• Task brief
Retype the opening lines of the listing below, ending with the line that contains "var bandOpacity = [0.45, 0.35, 0.28, 0.25];", and leave out any pictures.
* start Source material *
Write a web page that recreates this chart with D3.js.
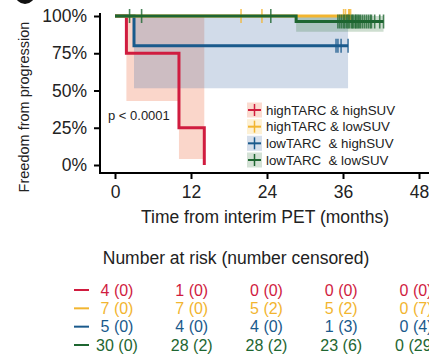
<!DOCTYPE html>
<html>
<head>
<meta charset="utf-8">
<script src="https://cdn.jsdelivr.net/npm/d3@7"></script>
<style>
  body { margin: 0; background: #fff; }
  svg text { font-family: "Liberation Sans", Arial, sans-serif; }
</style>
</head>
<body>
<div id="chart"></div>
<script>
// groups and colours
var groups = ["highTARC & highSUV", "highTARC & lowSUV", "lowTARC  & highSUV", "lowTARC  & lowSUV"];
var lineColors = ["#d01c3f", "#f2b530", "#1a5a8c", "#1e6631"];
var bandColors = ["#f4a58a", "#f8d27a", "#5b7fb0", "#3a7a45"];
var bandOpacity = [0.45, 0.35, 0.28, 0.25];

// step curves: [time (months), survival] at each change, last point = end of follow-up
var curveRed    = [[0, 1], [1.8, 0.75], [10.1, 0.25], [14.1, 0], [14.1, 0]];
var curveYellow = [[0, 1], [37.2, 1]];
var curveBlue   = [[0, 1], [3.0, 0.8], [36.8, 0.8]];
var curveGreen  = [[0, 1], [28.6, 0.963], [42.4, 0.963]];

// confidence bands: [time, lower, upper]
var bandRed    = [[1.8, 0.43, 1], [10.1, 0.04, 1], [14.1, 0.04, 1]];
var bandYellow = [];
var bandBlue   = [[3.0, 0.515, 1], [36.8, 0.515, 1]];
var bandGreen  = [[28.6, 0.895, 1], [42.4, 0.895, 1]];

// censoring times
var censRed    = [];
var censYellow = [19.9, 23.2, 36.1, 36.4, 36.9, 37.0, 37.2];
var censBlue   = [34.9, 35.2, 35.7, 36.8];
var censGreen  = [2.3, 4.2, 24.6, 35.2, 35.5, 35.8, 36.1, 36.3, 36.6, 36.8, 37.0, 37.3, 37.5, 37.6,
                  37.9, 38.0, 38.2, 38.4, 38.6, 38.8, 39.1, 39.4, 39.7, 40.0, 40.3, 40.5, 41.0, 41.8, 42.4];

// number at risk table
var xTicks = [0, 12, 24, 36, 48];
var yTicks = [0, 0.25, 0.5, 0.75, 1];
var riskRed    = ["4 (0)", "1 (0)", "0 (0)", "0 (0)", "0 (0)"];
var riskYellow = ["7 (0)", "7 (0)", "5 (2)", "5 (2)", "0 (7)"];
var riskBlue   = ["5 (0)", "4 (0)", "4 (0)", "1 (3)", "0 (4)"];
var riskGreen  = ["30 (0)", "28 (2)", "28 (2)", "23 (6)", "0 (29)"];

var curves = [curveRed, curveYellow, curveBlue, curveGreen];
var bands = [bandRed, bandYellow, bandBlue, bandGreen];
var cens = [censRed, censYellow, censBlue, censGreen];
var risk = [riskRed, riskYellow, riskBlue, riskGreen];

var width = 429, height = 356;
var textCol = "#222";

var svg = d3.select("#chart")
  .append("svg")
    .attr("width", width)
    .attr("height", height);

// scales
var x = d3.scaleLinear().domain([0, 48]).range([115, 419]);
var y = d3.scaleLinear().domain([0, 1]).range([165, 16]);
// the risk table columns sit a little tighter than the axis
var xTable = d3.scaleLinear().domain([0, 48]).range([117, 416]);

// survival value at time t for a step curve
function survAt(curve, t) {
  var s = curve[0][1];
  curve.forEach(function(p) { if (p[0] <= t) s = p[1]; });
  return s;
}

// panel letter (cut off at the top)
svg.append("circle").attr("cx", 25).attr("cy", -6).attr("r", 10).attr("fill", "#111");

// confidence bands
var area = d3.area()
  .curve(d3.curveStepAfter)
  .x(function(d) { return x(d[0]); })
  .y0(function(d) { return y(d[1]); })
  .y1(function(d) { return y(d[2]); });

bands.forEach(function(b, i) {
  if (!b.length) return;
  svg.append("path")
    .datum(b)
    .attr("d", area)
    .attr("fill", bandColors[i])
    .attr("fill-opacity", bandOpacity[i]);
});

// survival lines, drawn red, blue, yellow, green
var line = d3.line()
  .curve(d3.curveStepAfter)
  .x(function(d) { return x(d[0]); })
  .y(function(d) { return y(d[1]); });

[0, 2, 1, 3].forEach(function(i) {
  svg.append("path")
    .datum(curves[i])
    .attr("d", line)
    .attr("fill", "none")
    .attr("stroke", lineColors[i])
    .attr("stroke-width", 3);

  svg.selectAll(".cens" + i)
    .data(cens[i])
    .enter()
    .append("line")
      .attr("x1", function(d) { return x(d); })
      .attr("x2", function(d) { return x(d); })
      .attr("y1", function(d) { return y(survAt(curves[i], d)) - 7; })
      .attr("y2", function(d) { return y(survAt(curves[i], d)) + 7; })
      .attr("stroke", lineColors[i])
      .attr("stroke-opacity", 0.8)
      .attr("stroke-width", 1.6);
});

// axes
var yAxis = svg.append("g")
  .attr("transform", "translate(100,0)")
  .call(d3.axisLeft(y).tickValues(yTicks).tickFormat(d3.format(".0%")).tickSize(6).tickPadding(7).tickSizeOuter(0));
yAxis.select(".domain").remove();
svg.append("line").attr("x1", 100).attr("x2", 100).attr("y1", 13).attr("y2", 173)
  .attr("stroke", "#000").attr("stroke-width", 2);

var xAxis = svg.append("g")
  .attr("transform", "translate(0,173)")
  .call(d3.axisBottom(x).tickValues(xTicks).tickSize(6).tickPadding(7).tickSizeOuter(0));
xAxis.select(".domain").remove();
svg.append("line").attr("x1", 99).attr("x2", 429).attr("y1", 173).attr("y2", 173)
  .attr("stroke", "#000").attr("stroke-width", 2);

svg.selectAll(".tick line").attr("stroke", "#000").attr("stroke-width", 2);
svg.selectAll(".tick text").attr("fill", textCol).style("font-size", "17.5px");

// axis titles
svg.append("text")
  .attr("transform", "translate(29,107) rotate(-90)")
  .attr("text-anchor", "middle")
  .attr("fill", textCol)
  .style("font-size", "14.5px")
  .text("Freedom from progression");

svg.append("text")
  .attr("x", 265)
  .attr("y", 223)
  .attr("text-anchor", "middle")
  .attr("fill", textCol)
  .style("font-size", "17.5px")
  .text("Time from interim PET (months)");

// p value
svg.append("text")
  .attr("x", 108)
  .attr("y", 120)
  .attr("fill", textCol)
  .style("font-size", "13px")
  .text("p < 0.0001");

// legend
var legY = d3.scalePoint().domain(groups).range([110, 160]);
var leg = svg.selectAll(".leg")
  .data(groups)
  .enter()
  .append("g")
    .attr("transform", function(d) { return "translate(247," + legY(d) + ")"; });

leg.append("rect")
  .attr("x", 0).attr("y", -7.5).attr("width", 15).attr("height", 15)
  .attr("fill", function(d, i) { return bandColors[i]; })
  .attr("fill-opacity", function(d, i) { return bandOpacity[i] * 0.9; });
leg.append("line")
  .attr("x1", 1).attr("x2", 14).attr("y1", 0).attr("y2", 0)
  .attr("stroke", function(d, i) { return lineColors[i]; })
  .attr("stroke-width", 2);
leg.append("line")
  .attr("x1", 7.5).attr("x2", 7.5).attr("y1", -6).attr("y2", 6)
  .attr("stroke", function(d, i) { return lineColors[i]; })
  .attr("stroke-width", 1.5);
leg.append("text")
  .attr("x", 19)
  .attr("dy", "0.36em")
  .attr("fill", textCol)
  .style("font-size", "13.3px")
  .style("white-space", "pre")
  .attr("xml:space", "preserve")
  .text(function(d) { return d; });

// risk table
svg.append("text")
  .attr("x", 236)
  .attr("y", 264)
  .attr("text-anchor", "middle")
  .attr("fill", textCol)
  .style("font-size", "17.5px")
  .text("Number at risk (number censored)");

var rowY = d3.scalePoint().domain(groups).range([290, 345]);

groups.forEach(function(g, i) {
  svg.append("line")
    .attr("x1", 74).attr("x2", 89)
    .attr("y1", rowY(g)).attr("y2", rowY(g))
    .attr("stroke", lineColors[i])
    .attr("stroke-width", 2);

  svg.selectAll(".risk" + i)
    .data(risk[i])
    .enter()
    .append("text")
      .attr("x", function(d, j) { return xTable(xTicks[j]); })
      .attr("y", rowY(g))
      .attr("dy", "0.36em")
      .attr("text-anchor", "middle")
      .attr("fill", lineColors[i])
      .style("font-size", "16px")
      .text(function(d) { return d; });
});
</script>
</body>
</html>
* end Source material *
• Exercise solution
Write a web page that recreates this chart with D3.js.
<!DOCTYPE html>
<html>
<head>
<meta charset="utf-8">
<script src="https://cdn.jsdelivr.net/npm/d3@7"></script>
<style>
  body { margin: 0; background: #fff; }
  svg text { font-family: "Liberation Sans", Arial, sans-serif; }
</style>
</head>
<body>
<div id="chart"></div>
<script>
// groups and colours
var groups = ["highTARC & highSUV", "highTARC & lowSUV", "lowTARC  & highSUV", "lowTARC  & lowSUV"];
var lineColors = ["#d01c3f", "#f2b530", "#1a5a8c", "#1e6631"];
var bandColors = ["#f4a58a", "#f8d27a", "#5b7fb0", "#3a7a45"];
var bandOpacity = [0.45, 0.35, 0.28, 0.25];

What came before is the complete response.